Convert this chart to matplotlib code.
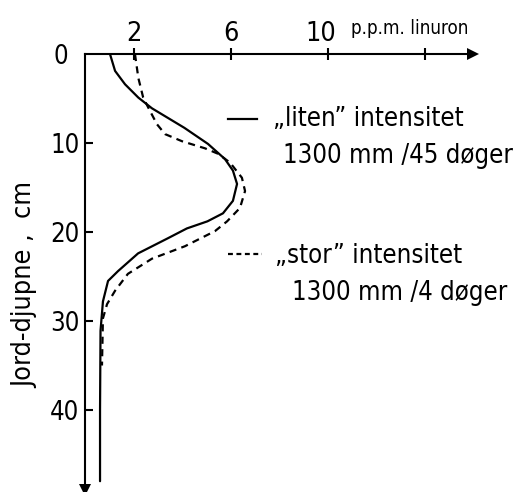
import matplotlib
matplotlib.use("Agg")
import matplotlib.pyplot as plt
import matplotlib.transforms as mtransforms
from matplotlib import font_manager
from matplotlib.font_manager import FontProperties
from matplotlib.textpath import TextPath

# ---------------- data ----------------
depth_liten = [0, 1.9, 3.4, 4.9, 6.1, 8.3, 10.1, 11.8, 13.1, 14.6, 16.5, 17.9, 18.8,
               19.6, 20.7, 22.4, 24.4, 25.5, 27.8, 31.1, 40, 48]
ppm_liten = [1.03, 1.24, 1.65, 2.2, 2.76, 4.1, 5.07, 5.77, 6.1, 6.27, 6.1, 5.69, 5.05,
             4.2, 3.42, 2.19, 1.36, 0.95, 0.74, 0.64, 0.62, 0.62]

depth_stor = [0, 2.7, 4.9, 6.4, 7.9, 9.0, 9.8, 10.6, 11.2, 12.2, 13.9, 15.4, 17.3,
              18.8, 19.9, 21.6, 23.0, 24.7, 26.6, 28.1, 29.7, 35]
ppm_stor = [2.06, 2.2, 2.4, 2.68, 2.97, 3.3, 4.0, 4.95, 5.48, 5.98, 6.47, 6.6, 6.39,
            5.86, 5.36, 4.12, 2.76, 1.77, 1.24, 0.91, 0.74, 0.7]

xticks = [2, 6, 10, 14]
xticklabels = ["2", "6", "10", ""]
yticks = [0, 10, 20, 30, 40]
yticklabels = ["0", "10", "20", "30", "40"]

x_label = "p.p.m. linuron"
y_label = "Jord-djupne ,  cm"
legend_liten = ["\u201eliten\u201d intensitet", "1300 mm /45 døger"]
legend_stor = ["\u201estor\u201d intensitet", "1300 mm /4 døger"]

# ---------------- font: prefer a narrow / condensed face ----------------
prefs = ["liberationsansnarrow-regular", "dejavusanscondensed.", "robotocondensed-regular",
         "notosans-condensed.", "notosans-condensedregular", "opensans-condensed",
         "opensans_condensed-regular", "lato-regular"]
fp = None
entries = font_manager.fontManager.ttflist
for p in prefs:
    for f in entries:
        if p in f.fname.lower().replace(" ", ""):
            fp = FontProperties(fname=f.fname)
            break
    if fp is not None:
        break
if fp is None:
    for f in entries:
        fl = f.fname.lower()
        if (("condensed" in fl or "narrow" in fl) and "bold" not in fl
                and "italic" not in fl and "light" not in fl and "semi" not in fl
                and "extra" not in fl and "black" not in fl and "medium" not in fl
                and "thin" not in fl):
            fp = FontProperties(fname=f.fname)
            break
if fp is None:
    fp = FontProperties(family="DejaVu Sans")

# scale sizes so that text widths match the reference ("intensitet" ~ 77 pt wide at 20)
w20 = TextPath((0, 0), "intensitet", size=20, prop=fp).get_extents().width
s = min(1.05, 77.0 / w20)


def fprop(size):
    p = fp.copy()
    p.set_size(size * s)
    return p


# ---------------- figure ----------------
W, H = 518, 492
fig = plt.figure(figsize=(W / 100, H / 100), dpi=100)
left_px, top_px = 85, 54
xmax, ymax = 16, 49
px_x, px_y = 24.25, 8.9
ax = fig.add_axes([left_px / W, 1 - (top_px + ymax * px_y) / H,
                   xmax * px_x / W, ymax * px_y / H])
ax.set_xlim(0, xmax)
ax.set_ylim(ymax, 0)

lw = 1.6
ax.plot(ppm_liten, depth_liten, color="black", lw=lw, solid_capstyle="round")
ax.plot(ppm_stor, depth_stor, color="black", lw=lw, linestyle=(0, (3.2, 2.4)))

for sp in ("bottom", "right"):
    ax.spines[sp].set_visible(False)
for sp in ("top", "left"):
    ax.spines[sp].set_linewidth(1.5)

# arrow heads
ax.plot([xmax], [0], marker=">", ms=9, color="black", clip_on=False, mew=0)
ax.plot([0], [ymax], marker="v", ms=9, color="black", clip_on=False, mew=0)

ax.xaxis.tick_top()
ax.xaxis.set_label_position("top")
ax.set_xticks(xticks)
ax.set_xticklabels(xticklabels, fontproperties=fprop(21))
ax.tick_params(axis="x", direction="inout", length=8, width=1.5, pad=1)
# hand-lettered "10" sits a little left of its tick
lab10 = ax.get_xticklabels()[2]
lab10.set_transform(lab10.get_transform() +
                    mtransforms.ScaledTranslation(-7 / 100, 0, fig.dpi_scale_trans))
ax.set_yticks(yticks)
ax.set_yticklabels(yticklabels, fontproperties=fprop(20))
ax.tick_params(axis="y", direction="in", length=6, width=1.5, pad=4)
ax.yaxis.get_major_ticks()[0].tick1line.set_visible(False)
ax.yaxis.get_major_ticks()[0].set_pad(12)

ax.text(10.95, -2.9, x_label, fontproperties=fprop(14.6), ha="left", va="center")
ax.set_ylabel(y_label, fontproperties=fprop(21))
ax.yaxis.set_label_coords(-0.12, 0.47)

# legend-like annotations
ax.plot([5.9, 7.1], [7.3, 7.3], color="black", lw=lw)
ax.text(7.75, 7.3, legend_liten[0], fontproperties=fprop(20), ha="left", va="center")
ax.text(8.16, 11.5, legend_liten[1], fontproperties=fprop(20), ha="left", va="center")
ax.plot([5.9, 7.3], [22.5, 22.5], color="black", lw=lw, linestyle=(0, (2.2, 1.6)))
ax.text(7.84, 22.7, legend_stor[0], fontproperties=fprop(20), ha="left", va="center")
ax.text(8.54, 26.9, legend_stor[1], fontproperties=fprop(20), ha="left", va="center")

fig.savefig("out.png", dpi=100)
- - - - -
- **AIM OF THE TASK**
The data above needs to be retyped exactly, with the images left out.

- **OUTPUT FOR THIS TASK**
Convert this chart to matplotlib code.
import matplotlib
matplotlib.use("Agg")
import matplotlib.pyplot as plt
import matplotlib.transforms as mtransforms
from matplotlib import font_manager
from matplotlib.font_manager import FontProperties
from matplotlib.textpath import TextPath

# ---------------- data ----------------
depth_liten = [0, 1.9, 3.4, 4.9, 6.1, 8.3, 10.1, 11.8, 13.1, 14.6, 16.5, 17.9, 18.8,
               19.6, 20.7, 22.4, 24.4, 25.5, 27.8, 31.1, 40, 48]
ppm_liten = [1.03, 1.24, 1.65, 2.2, 2.76, 4.1, 5.07, 5.77, 6.1, 6.27, 6.1, 5.69, 5.05,
             4.2, 3.42, 2.19, 1.36, 0.95, 0.74, 0.64, 0.62, 0.62]

depth_stor = [0, 2.7, 4.9, 6.4, 7.9, 9.0, 9.8, 10.6, 11.2, 12.2, 13.9, 15.4, 17.3,
              18.8, 19.9, 21.6, 23.0, 24.7, 26.6, 28.1, 29.7, 35]
ppm_stor = [2.06, 2.2, 2.4, 2.68, 2.97, 3.3, 4.0, 4.95, 5.48, 5.98, 6.47, 6.6, 6.39,
            5.86, 5.36, 4.12, 2.76, 1.77, 1.24, 0.91, 0.74, 0.7]

xticks = [2, 6, 10, 14]
xticklabels = ["2", "6", "10", ""]
yticks = [0, 10, 20, 30, 40]
yticklabels = ["0", "10", "20", "30", "40"]

x_label = "p.p.m. linuron"
y_label = "Jord-djupne ,  cm"
legend_liten = ["\u201eliten\u201d intensitet", "1300 mm /45 døger"]
legend_stor = ["\u201estor\u201d intensitet", "1300 mm /4 døger"]

# ---------------- font: prefer a narrow / condensed face ----------------
prefs = ["liberationsansnarrow-regular", "dejavusanscondensed.", "robotocondensed-regular",
         "notosans-condensed.", "notosans-condensedregular", "opensans-condensed",
         "opensans_condensed-regular", "lato-regular"]
fp = None
entries = font_manager.fontManager.ttflist
for p in prefs:
    for f in entries:
        if p in f.fname.lower().replace(" ", ""):
            fp = FontProperties(fname=f.fname)
            break
    if fp is not None:
        break
if fp is None:
    for f in entries:
        fl = f.fname.lower()
        if (("condensed" in fl or "narrow" in fl) and "bold" not in fl
                and "italic" not in fl and "light" not in fl and "semi" not in fl
                and "extra" not in fl and "black" not in fl and "medium" not in fl
                and "thin" not in fl):
            fp = FontProperties(fname=f.fname)
            break
if fp is None:
    fp = FontProperties(family="DejaVu Sans")

# scale sizes so that text widths match the reference ("intensitet" ~ 77 pt wide at 20)
w20 = TextPath((0, 0), "intensitet", size=20, prop=fp).get_extents().width
s = min(1.05, 77.0 / w20)


def fprop(size):
    p = fp.copy()
    p.set_size(size * s)
    return p


# ---------------- figure ----------------
W, H = 518, 492
fig = plt.figure(figsize=(W / 100, H / 100), dpi=100)
left_px, top_px = 85, 54
xmax, ymax = 16, 49
px_x, px_y = 24.25, 8.9
ax = fig.add_axes([left_px / W, 1 - (top_px + ymax * px_y) / H,
                   xmax * px_x / W, ymax * px_y / H])
ax.set_xlim(0, xmax)
ax.set_ylim(ymax, 0)

lw = 1.6
ax.plot(ppm_liten, depth_liten, color="black", lw=lw, solid_capstyle="round")
ax.plot(ppm_stor, depth_stor, color="black", lw=lw, linestyle=(0, (3.2, 2.4)))

for sp in ("bottom", "right"):
    ax.spines[sp].set_visible(False)
for sp in ("top", "left"):
    ax.spines[sp].set_linewidth(1.5)

# arrow heads
ax.plot([xmax], [0], marker=">", ms=9, color="black", clip_on=False, mew=0)
ax.plot([0], [ymax], marker="v", ms=9, color="black", clip_on=False, mew=0)

ax.xaxis.tick_top()
ax.xaxis.set_label_position("top")
ax.set_xticks(xticks)
ax.set_xticklabels(xticklabels, fontproperties=fprop(21))
ax.tick_params(axis="x", direction="inout", length=8, width=1.5, pad=1)
# hand-lettered "10" sits a little left of its tick
lab10 = ax.get_xticklabels()[2]
lab10.set_transform(lab10.get_transform() +
                    mtransforms.ScaledTranslation(-7 / 100, 0, fig.dpi_scale_trans))
ax.set_yticks(yticks)
ax.set_yticklabels(yticklabels, fontproperties=fprop(20))
ax.tick_params(axis="y", direction="in", length=6, width=1.5, pad=4)
ax.yaxis.get_major_ticks()[0].tick1line.set_visible(False)
ax.yaxis.get_major_ticks()[0].set_pad(12)

ax.text(10.95, -2.9, x_label, fontproperties=fprop(14.6), ha="left", va="center")
ax.set_ylabel(y_label, fontproperties=fprop(21))
ax.yaxis.set_label_coords(-0.12, 0.47)

# legend-like annotations
ax.plot([5.9, 7.1], [7.3, 7.3], color="black", lw=lw)
ax.text(7.75, 7.3, legend_liten[0], fontproperties=fprop(20), ha="left", va="center")
ax.text(8.16, 11.5, legend_liten[1], fontproperties=fprop(20), ha="left", va="center")
ax.plot([5.9, 7.3], [22.5, 22.5], color="black", lw=lw, linestyle=(0, (2.2, 1.6)))
ax.text(7.84, 22.7, legend_stor[0], fontproperties=fprop(20), ha="left", va="center")
ax.text(8.54, 26.9, legend_stor[1], fontproperties=fprop(20), ha="left", va="center")

fig.savefig("out.png", dpi=100)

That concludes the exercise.